Music streaming a growing part of the industry
Music streaming services increased revenue 39% and accounted for 23% of total digital music sales. The growth in music streaming has been so strong that many countries have added streaming to their sales numbers when calculating the charts.
Probably the best example of how much impact streaming can have on the charts is the single Problem for Ariana Grande. It reached number one because both streams and direct sales were included in the totals for the charts. Over 20% of its chart position was due to streaming.
These numbers are from the IFPI Digital Music Report 2015. In regards to streaming, they theorise that the growth in music streaming is driven by younger listeners who never have owned music before. They are generally much happier just listening, even paying to listen to music rather than wanting to download. If they’re right then the trend towards increased revenues from streaming will continue.
Still, this chart from Statista highlights that downloads still account for over half of the digital music revenues.
In the past year many companies have entered the international music sector including Apple, YouTube, and Amazon. Smaller companies launched or expanded. Spotify is now available in Canada, and Music Qubed’s MTV Trax launched in the UK.
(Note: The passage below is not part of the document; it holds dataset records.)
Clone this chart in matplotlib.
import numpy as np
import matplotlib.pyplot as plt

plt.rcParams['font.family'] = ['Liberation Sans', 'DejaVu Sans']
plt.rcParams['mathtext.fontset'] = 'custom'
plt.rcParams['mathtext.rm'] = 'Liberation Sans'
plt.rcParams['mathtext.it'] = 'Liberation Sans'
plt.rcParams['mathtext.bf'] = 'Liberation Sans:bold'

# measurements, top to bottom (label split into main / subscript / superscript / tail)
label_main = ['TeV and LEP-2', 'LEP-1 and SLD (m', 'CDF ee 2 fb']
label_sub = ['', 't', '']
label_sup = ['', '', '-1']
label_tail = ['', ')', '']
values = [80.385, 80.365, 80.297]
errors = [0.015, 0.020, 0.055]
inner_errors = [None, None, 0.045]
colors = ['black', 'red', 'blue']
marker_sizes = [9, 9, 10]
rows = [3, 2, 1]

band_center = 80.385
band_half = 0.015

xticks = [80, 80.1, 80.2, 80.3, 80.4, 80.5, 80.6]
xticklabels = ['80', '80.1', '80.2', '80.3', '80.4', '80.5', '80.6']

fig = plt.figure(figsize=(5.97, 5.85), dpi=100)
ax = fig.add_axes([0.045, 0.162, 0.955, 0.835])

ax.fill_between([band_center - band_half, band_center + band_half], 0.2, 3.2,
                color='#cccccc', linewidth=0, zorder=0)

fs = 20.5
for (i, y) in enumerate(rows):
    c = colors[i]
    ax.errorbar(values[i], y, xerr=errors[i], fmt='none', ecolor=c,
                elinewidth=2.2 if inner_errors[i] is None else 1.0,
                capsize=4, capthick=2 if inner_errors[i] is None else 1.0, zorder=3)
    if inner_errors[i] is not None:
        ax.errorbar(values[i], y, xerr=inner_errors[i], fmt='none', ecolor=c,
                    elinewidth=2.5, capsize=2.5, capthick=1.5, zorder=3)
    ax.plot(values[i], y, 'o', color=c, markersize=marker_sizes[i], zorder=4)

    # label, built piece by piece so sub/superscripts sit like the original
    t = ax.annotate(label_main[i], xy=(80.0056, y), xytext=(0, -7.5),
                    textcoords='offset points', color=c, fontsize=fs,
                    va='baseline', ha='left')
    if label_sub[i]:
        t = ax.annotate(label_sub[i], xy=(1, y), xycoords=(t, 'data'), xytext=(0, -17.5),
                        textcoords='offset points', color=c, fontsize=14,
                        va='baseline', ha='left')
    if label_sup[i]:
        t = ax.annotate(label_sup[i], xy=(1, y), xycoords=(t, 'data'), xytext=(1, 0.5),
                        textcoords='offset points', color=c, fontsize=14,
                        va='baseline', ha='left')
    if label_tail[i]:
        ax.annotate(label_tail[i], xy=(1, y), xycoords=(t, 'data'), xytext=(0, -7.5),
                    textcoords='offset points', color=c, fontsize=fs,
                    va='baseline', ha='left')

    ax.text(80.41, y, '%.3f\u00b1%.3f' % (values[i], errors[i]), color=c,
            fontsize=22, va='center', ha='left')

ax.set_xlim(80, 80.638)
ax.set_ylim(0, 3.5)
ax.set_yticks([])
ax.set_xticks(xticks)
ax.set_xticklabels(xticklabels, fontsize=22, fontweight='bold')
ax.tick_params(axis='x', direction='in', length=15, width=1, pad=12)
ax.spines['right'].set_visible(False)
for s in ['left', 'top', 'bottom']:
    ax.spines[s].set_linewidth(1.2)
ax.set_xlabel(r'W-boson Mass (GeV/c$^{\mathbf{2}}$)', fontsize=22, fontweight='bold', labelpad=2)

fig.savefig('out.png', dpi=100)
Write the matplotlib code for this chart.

The types of music streaming services being offered, as well as pricing structures, vary. The larger companies offer millions of songs and let the listener pick what they want, but the MTV Trax service approaches things differently. They offer up to 100 tracks on eight curated playlists. The music is automatically downloaded everyday so it’s ready when people wake up and get their day started. The music selections are pre-determined by the app. It’s clear there is lots of room for experimentation in the relatively new industry.
Are you willing to pay for a streaming music service, or are you committed to listening for free?